→ **What you will do**
The lines to extract run from the first line of the material below to the line containing "(0bp,0bp) rectangle (400bp,-716bp);", both included; leave the pictures behind.

◇ ◇ ◇ ◇ ◇ ◇ ◇

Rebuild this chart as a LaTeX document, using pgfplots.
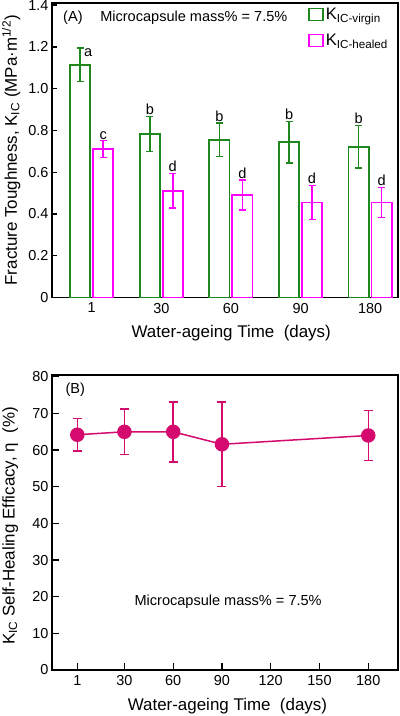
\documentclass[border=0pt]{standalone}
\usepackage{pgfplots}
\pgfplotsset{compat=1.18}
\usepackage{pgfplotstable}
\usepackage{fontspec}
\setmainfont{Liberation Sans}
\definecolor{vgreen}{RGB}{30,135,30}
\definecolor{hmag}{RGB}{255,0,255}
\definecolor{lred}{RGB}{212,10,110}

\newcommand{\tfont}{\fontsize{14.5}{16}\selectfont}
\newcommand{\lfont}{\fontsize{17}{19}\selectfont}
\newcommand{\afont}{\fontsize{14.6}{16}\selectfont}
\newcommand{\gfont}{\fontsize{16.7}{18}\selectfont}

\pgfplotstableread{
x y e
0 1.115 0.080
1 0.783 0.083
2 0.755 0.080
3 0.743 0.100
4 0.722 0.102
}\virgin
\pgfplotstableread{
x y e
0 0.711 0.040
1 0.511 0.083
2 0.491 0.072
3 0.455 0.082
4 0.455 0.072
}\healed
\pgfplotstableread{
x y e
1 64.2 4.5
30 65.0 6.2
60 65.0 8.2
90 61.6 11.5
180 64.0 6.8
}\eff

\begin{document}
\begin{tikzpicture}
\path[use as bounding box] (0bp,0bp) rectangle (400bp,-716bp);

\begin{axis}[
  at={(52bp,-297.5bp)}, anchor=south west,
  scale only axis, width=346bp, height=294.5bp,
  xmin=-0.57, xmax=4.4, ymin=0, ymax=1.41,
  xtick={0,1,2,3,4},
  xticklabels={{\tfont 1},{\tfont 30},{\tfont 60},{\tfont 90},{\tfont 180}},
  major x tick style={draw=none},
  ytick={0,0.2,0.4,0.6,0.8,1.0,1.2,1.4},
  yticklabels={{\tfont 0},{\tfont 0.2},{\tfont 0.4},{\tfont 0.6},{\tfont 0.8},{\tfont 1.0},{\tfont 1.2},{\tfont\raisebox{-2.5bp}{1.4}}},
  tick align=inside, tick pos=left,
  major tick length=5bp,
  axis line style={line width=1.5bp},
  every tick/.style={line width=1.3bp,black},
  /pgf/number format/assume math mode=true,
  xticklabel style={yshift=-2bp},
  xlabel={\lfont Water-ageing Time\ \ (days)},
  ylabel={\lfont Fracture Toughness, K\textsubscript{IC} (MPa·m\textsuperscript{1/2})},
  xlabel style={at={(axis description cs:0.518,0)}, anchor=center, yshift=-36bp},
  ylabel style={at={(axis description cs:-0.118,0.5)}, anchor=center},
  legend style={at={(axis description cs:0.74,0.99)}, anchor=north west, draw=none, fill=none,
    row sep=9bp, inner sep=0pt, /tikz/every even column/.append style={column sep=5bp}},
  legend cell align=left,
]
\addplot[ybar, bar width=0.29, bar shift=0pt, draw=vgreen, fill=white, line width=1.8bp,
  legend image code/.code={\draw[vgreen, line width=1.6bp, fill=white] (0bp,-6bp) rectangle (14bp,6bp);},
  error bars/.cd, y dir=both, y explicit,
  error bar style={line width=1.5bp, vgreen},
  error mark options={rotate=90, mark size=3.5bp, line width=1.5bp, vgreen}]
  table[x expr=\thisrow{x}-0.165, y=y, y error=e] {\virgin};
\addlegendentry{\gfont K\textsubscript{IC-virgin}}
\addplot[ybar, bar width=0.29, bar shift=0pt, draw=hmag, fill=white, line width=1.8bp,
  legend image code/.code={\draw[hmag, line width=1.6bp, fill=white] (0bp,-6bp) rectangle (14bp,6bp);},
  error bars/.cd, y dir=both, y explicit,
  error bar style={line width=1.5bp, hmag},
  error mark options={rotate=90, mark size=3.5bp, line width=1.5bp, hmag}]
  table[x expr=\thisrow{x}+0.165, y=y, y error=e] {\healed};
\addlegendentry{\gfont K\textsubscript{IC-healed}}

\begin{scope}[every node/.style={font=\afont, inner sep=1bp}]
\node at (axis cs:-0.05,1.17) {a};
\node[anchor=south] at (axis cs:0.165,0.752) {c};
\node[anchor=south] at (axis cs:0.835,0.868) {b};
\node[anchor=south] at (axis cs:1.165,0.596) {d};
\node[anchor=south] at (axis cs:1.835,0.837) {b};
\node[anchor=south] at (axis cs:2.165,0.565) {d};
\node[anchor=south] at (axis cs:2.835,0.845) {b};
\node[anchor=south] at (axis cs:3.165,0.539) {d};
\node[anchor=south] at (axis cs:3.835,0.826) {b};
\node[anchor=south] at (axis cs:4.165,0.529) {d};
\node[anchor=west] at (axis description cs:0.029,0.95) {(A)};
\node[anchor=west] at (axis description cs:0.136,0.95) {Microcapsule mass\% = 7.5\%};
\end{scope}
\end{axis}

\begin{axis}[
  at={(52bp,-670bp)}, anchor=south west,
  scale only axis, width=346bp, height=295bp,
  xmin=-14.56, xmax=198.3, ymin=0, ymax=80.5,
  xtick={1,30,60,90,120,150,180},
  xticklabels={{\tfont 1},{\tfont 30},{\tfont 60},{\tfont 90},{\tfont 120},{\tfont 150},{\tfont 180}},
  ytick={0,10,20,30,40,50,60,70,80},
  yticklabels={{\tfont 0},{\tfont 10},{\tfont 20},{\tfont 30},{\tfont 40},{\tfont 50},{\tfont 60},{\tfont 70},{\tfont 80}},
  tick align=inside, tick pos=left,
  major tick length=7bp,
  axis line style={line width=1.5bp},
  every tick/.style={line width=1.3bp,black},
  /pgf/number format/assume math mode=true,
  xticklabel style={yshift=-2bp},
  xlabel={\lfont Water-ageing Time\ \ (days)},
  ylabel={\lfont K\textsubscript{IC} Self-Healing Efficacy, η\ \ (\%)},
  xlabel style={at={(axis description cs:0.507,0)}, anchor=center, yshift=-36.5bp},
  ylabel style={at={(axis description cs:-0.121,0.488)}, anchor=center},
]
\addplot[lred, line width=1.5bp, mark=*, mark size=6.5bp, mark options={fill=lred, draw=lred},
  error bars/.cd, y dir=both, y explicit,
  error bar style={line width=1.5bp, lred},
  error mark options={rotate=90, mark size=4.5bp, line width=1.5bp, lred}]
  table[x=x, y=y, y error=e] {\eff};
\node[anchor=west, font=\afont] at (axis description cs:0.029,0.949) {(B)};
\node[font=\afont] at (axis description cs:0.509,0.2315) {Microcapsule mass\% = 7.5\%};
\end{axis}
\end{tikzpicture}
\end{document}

◇ ◇ ◇ ◇ ◇ ◇ ◇

→ **Task solution**
Rebuild this chart as a LaTeX document, using pgfplots.
\documentclass[border=0pt]{standalone}
\usepackage{pgfplots}
\pgfplotsset{compat=1.18}
\usepackage{pgfplotstable}
\usepackage{fontspec}
\setmainfont{Liberation Sans}
\definecolor{vgreen}{RGB}{30,135,30}
\definecolor{hmag}{RGB}{255,0,255}
\definecolor{lred}{RGB}{212,10,110}

\newcommand{\tfont}{\fontsize{14.5}{16}\selectfont}
\newcommand{\lfont}{\fontsize{17}{19}\selectfont}
\newcommand{\afont}{\fontsize{14.6}{16}\selectfont}
\newcommand{\gfont}{\fontsize{16.7}{18}\selectfont}

\pgfplotstableread{
x y e
0 1.115 0.080
1 0.783 0.083
2 0.755 0.080
3 0.743 0.100
4 0.722 0.102
}\virgin
\pgfplotstableread{
x y e
0 0.711 0.040
1 0.511 0.083
2 0.491 0.072
3 0.455 0.082
4 0.455 0.072
}\healed
\pgfplotstableread{
x y e
1 64.2 4.5
30 65.0 6.2
60 65.0 8.2
90 61.6 11.5
180 64.0 6.8
}\eff

\begin{document}
\begin{tikzpicture}
\path[use as bounding box] (0bp,0bp) rectangle (400bp,-716bp);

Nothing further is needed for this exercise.